== STORED DATA ==
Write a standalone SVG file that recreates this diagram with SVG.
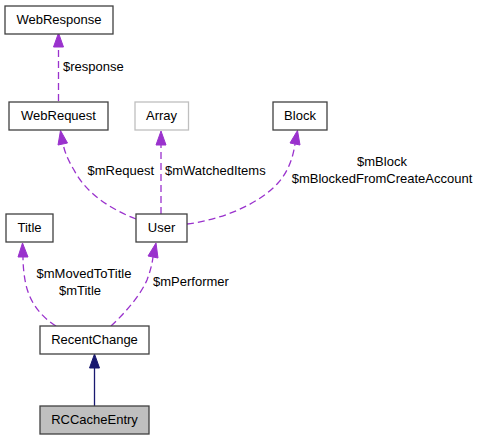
<svg xmlns="http://www.w3.org/2000/svg" width="479" height="440" viewBox="0 0 479 440">
<defs>
<style>
text{font-family:"Liberation Sans",Arial,sans-serif;font-size:13px;fill:#000}
.node rect{fill:#fff;stroke:#404040;stroke-width:1.3}
.node text{text-anchor:middle}
.gray rect{stroke:#bfbfbf}
.cur rect{fill:#bfbfbf}
.dep{fill:none;stroke:#9a32cd;stroke-width:1.3;stroke-dasharray:7,4}
.head{fill:#9a32cd;stroke:#9a32cd}
.inh{fill:none;stroke:#191970;stroke-width:1.3}
.ihead{fill:#191970;stroke:#191970}
.mid{text-anchor:middle}
.end{text-anchor:end}
</style>
</defs>
<rect width="479" height="440" fill="#fff"/>
<g id="connectors">
  <path class="dep" d="M58.5,101 V47"/>
  <polygon class="head" points="53.5,47 58.5,33 63.5,47"/>
  <path class="dep" d="M136,219 C110,209 86,193 74,170 C68,160 65,153 63,144"/>
  <polygon class="head" points="58,145 60.5,130.5 67.5,143"/>
  <path class="dep" d="M161,214 V145"/>
  <polygon class="head" points="156,145 161,131 166,145"/>
  <path class="dep" d="M187,224 C220,220 258,205 278,183 C288,172 293,158 295,144"/>
  <polygon class="head" points="290,143 297.5,130.5 300,145"/>
  <path class="dep" d="M56,326 C40,316 30,302 26,285 C24,276 23,266 23,257"/>
  <polygon class="head" points="18,257 22.5,243 28,257"/>
  <path class="dep" d="M111,326 C125,313 140,296 147,280 C150,272 152,265 153,257"/>
  <polygon class="head" points="148,256 156,243 158,258"/>
  <path class="inh" d="M94.5,406 V368"/>
  <polygon class="ihead" points="89.5,368 94.5,354 99.5,368"/>
  <text x="63" y="71">$response</text>
  <text class="end" x="154" y="175">$mRequest</text>
  <text x="165" y="175">$mWatchedItems</text>
  <text class="mid" x="382" y="166">$mBlock</text>
  <text class="mid" x="382" y="183">$mBlockedFromCreateAccount</text>
  <text class="mid" x="84" y="278">$mMovedToTitle</text>
  <text class="mid" x="80" y="295">$mTitle</text>
  <text x="153" y="286">$mPerformer</text>
</g>
<g id="WebResponse" class="node"><rect x="5" y="6" width="108" height="28"/><text x="59" y="23.5">WebResponse</text></g>
<g id="WebRequest" class="node"><rect x="9" y="102" width="99" height="28"/><text x="58.5" y="119.5">WebRequest</text></g>
<g id="Array" class="node gray"><rect x="135" y="102" width="53.5" height="28"/><text x="161.5" y="119.5">Array</text></g>
<g id="Block" class="node"><rect x="273" y="102" width="54" height="28"/><text x="300" y="119.5">Block</text></g>
<g id="User" class="node"><rect x="136" y="214" width="51" height="28"/><text x="161.5" y="231.5">User</text></g>
<g id="Title" class="node"><rect x="6" y="214" width="47" height="28"/><text x="29.5" y="231.5">Title</text></g>
<g id="RecentChange" class="node"><rect x="40" y="326" width="109" height="28"/><text x="94.5" y="343.5">RecentChange</text></g>
<g id="RCCacheEntry" class="node cur"><rect x="40" y="406" width="109" height="28"/><text x="94.5" y="423.5">RCCacheEntry</text></g>
</svg>
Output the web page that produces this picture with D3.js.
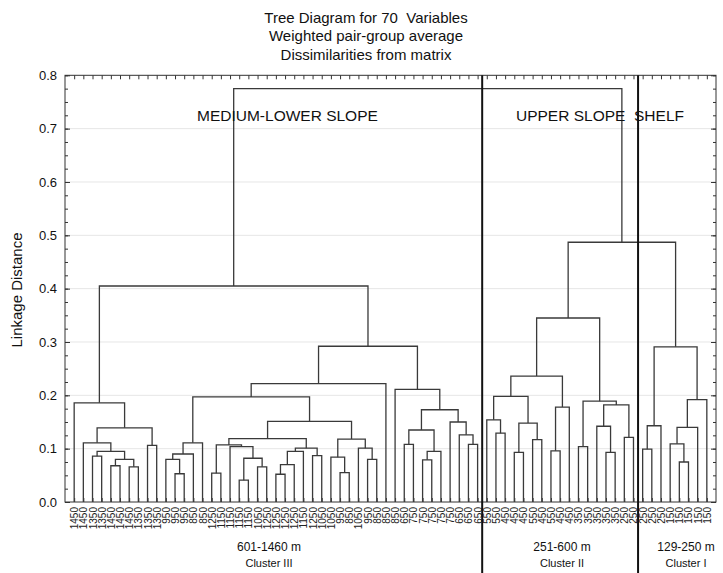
<!DOCTYPE html>
<html>
<head>
<meta charset="utf-8">
<script src="https://cdn.jsdelivr.net/npm/d3@7"></script>
<style>
  body { margin: 0; background: #fff; }
  svg { display: block; font-family: "Liberation Sans", Arial, sans-serif; }
  .pre { white-space: pre; }
</style>
</head>
<body>
<script>
const titleLines = ["Tree Diagram for 70  Variables", "Weighted pair-group average", "Dissimilarities from matrix"];

// leaf labels (depth, m), in dendrogram order
const leafLabels = [
  "1450", "1450", "1350", "1350", "1450", "1450", "1450", "1350", "1350", "1350",
  "950", "950", "950", "850", "850",
  "1250", "1150", "1150", "1150", "1150", "1050", "1250", "1250", "1250", "1250", "1150", "1250", "1050", "1050",
  "950", "850", "1050", "950", "850", "850",
  "850", "650", "750", "750", "750", "750", "750", "650", "650", "650",
  "550", "550", "450", "450", "450", "550", "450", "550", "450", "450",
  "350", "350", "350", "350", "350", "250", "250",
  "250", "250", "250", "150", "150", "150", "150", "150"
];

// merges: [left, right, linkage distance]; ids >= 70 point to earlier rows (70 + row)
const merges = [
  [2, 3, 0.086], [4, 5, 0.068], [6, 7, 0.066], [71, 72, 0.080], [70, 73, 0.095],
  [1, 74, 0.111], [8, 9, 0.106], [75, 76, 0.139], [0, 77, 0.186],
  [11, 12, 0.053], [10, 79, 0.080], [80, 13, 0.090], [81, 14, 0.111],
  [15, 16, 0.054], [18, 19, 0.041], [20, 21, 0.066], [84, 85, 0.082], [17, 86, 0.104], [83, 87, 0.107],
  [22, 23, 0.052], [89, 24, 0.070], [90, 25, 0.095], [26, 27, 0.087], [91, 92, 0.101], [88, 93, 0.119],
  [29, 30, 0.055], [28, 95, 0.084], [32, 33, 0.080], [31, 97, 0.101], [96, 98, 0.118], [94, 99, 0.151],
  [82, 100, 0.197], [101, 34, 0.222],
  [36, 37, 0.108], [38, 39, 0.079], [104, 40, 0.095], [103, 105, 0.135], [43, 44, 0.108],
  [42, 107, 0.126], [41, 108, 0.150], [106, 109, 0.173], [35, 110, 0.211], [102, 111, 0.292],
  [78, 112, 0.405],
  [46, 47, 0.129], [45, 114, 0.154], [48, 49, 0.093], [50, 51, 0.117], [116, 117, 0.148],
  [115, 118, 0.198], [52, 53, 0.096], [120, 54, 0.178], [119, 121, 0.236], [55, 56, 0.104],
  [58, 59, 0.093], [57, 124, 0.142], [60, 61, 0.121], [125, 126, 0.182], [123, 127, 0.189],
  [122, 128, 0.345],
  [62, 63, 0.099], [130, 64, 0.143], [66, 67, 0.075], [65, 132, 0.109], [133, 68, 0.140],
  [134, 69, 0.192], [131, 135, 0.291],
  [129, 136, 0.487], [113, 137, 0.775]
];

const yTicks = [0, 0.1, 0.2, 0.3, 0.4, 0.5, 0.6, 0.7, 0.8];
const yMinorStep = 0.025;
const separators = [45.5, 62.5];   // between clusters, in leaf slots
const zoneNames = ["MEDIUM-LOWER SLOPE", "UPPER SLOPE  SHELF"];
const depthRanges = ["601-1460 m", "251-600 m", "129-250 m"];
const clusterNames = ["Cluster III", "Cluster II", "Cluster I"];

const W = 723, H = 573;
const plot = {left: 65, right: 716, top: 75.3, bottom: 502};

const svg = d3.select("body").append("svg")
    .attr("width", W).attr("height", H);

const n = leafLabels.length;
const x = d3.scaleLinear([0, n + 1], [plot.left, plot.right]);
const y = d3.scaleLinear([0, 0.8], [plot.bottom, plot.top]);

// node positions: leaves then merges
const pos = leafLabels.map((d, i) => ({x: i + 1, h: 0}));
merges.forEach(([a, b, h]) => pos.push({x: (pos[a].x + pos[b].x) / 2, h: h}));

// grid
svg.append("g")
    .attr("stroke", "#e6e6e6")
    .selectAll("line")
    .data(yTicks.slice(1, -1))
    .join("line")
      .attr("x1", plot.left).attr("x2", plot.right)
      .attr("y1", d => y(d)).attr("y2", d => y(d));

// axes
const minor = d3.range(0, 0.8 + 1e-9, yMinorStep);
function noDomain(g) { g.select(".domain").remove(); }

svg.append("g")
    .attr("transform", `translate(${plot.left},0)`)
    .call(d3.axisLeft(y).tickValues(minor).tickSize(-3).tickFormat(""))
    .call(noDomain);
svg.append("g")
    .attr("transform", `translate(${plot.left},0)`)
    .call(d3.axisLeft(y).tickValues(yTicks).tickSize(-5).tickPadding(8).tickFormat(d3.format(".1f")))
    .call(noDomain)
    .call(g => g.selectAll("text").attr("font-size", 13).attr("fill", "#111").attr("font-family", null));
svg.append("g")
    .attr("transform", `translate(${plot.right},0)`)
    .call(d3.axisRight(y).tickValues(minor).tickSize(-3).tickFormat(""))
    .call(noDomain);
svg.append("g")
    .attr("transform", `translate(${plot.right},0)`)
    .call(d3.axisRight(y).tickValues(yTicks).tickSize(-5).tickFormat(""))
    .call(noDomain);

const slots = d3.range(1, n + 1);
svg.append("g")
    .attr("transform", `translate(0,${plot.top})`)
    .call(d3.axisTop(x).tickValues(slots).tickSize(-4).tickFormat(""))
    .call(noDomain);
svg.append("g")
    .attr("transform", `translate(0,${plot.bottom})`)
    .call(d3.axisBottom(x).tickValues(slots).tickSize(-4).tickFormat(i => leafLabels[i - 1]))
    .call(noDomain)
    .call(g => g.selectAll("text")
        .attr("font-family", null)
        .attr("font-size", 10)
        .attr("fill", "#222")
        .attr("transform", "rotate(-90)")
        .attr("text-anchor", "end")
        .attr("x", -5).attr("y", 0).attr("dy", "0.35em"));

svg.selectAll(".tick line").attr("stroke", "#333");

// frame
svg.append("rect")
    .attr("x", plot.left).attr("y", plot.top)
    .attr("width", plot.right - plot.left).attr("height", plot.bottom - plot.top)
    .attr("fill", "none").attr("stroke", "#333");

// dendrogram
svg.append("g")
    .attr("fill", "none")
    .attr("stroke", "#3a3a3a")
    .attr("stroke-width", 1.3)
    .selectAll("path")
    .data(merges)
    .join("path")
      .attr("d", ([a, b, h]) =>
        `M${x(pos[a].x)},${y(pos[a].h)}V${y(h)}H${x(pos[b].x)}V${y(pos[b].h)}`);

// cluster separators
svg.append("g")
    .attr("stroke", "#111")
    .attr("stroke-width", 2)
    .selectAll("line")
    .data(separators)
    .join("line")
      .attr("x1", d => x(d)).attr("x2", d => x(d))
      .attr("y1", plot.top).attr("y2", H);

// titles
svg.append("g")
    .attr("text-anchor", "middle")
    .attr("font-size", 15)
    .attr("fill", "#111")
    .selectAll("text")
    .data(titleLines)
    .join("text")
      .attr("class", "pre")
      .attr("x", 366)
      .attr("y", (d, i) => 22.5 + i * 18.5)
      .text(d => d);

svg.append("text")
    .attr("transform", "translate(22,290) rotate(-90)")
    .attr("text-anchor", "middle")
    .attr("font-size", 15)
    .attr("fill", "#111")
    .text("Linkage Distance");

// zone names
const zoneX = [197, 516];
svg.append("g")
    .attr("font-size", 15.5)
    .attr("fill", "#111")
    .selectAll("text")
    .data(zoneNames)
    .join("text")
      .attr("class", "pre")
      .attr("x", (d, i) => zoneX[i])
      .attr("y", 120.5)
      .text(d => d);

// bottom cluster labels
const clusterX = [269, 562, 686];
const bottom = svg.append("g")
    .attr("text-anchor", "middle")
    .attr("font-size", 12)
    .attr("fill", "#111");
bottom.selectAll("text.range")
    .data(depthRanges)
    .join("text")
      .attr("class", "range")
      .attr("x", (d, i) => clusterX[i])
      .attr("y", 551)
      .text(d => d);
bottom.selectAll("text.cl")
    .data(clusterNames)
    .join("text")
      .attr("class", "cl")
      .attr("x", (d, i) => clusterX[i])
      .attr("y", 567)
      .attr("font-size", 11)
      .text(d => d);
</script>
</body>
</html>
===
__REQUIRED WORK__: Report how many lines of the entries hold the word "with". Nothing else is needed.

__TASK SOLUTION__: 2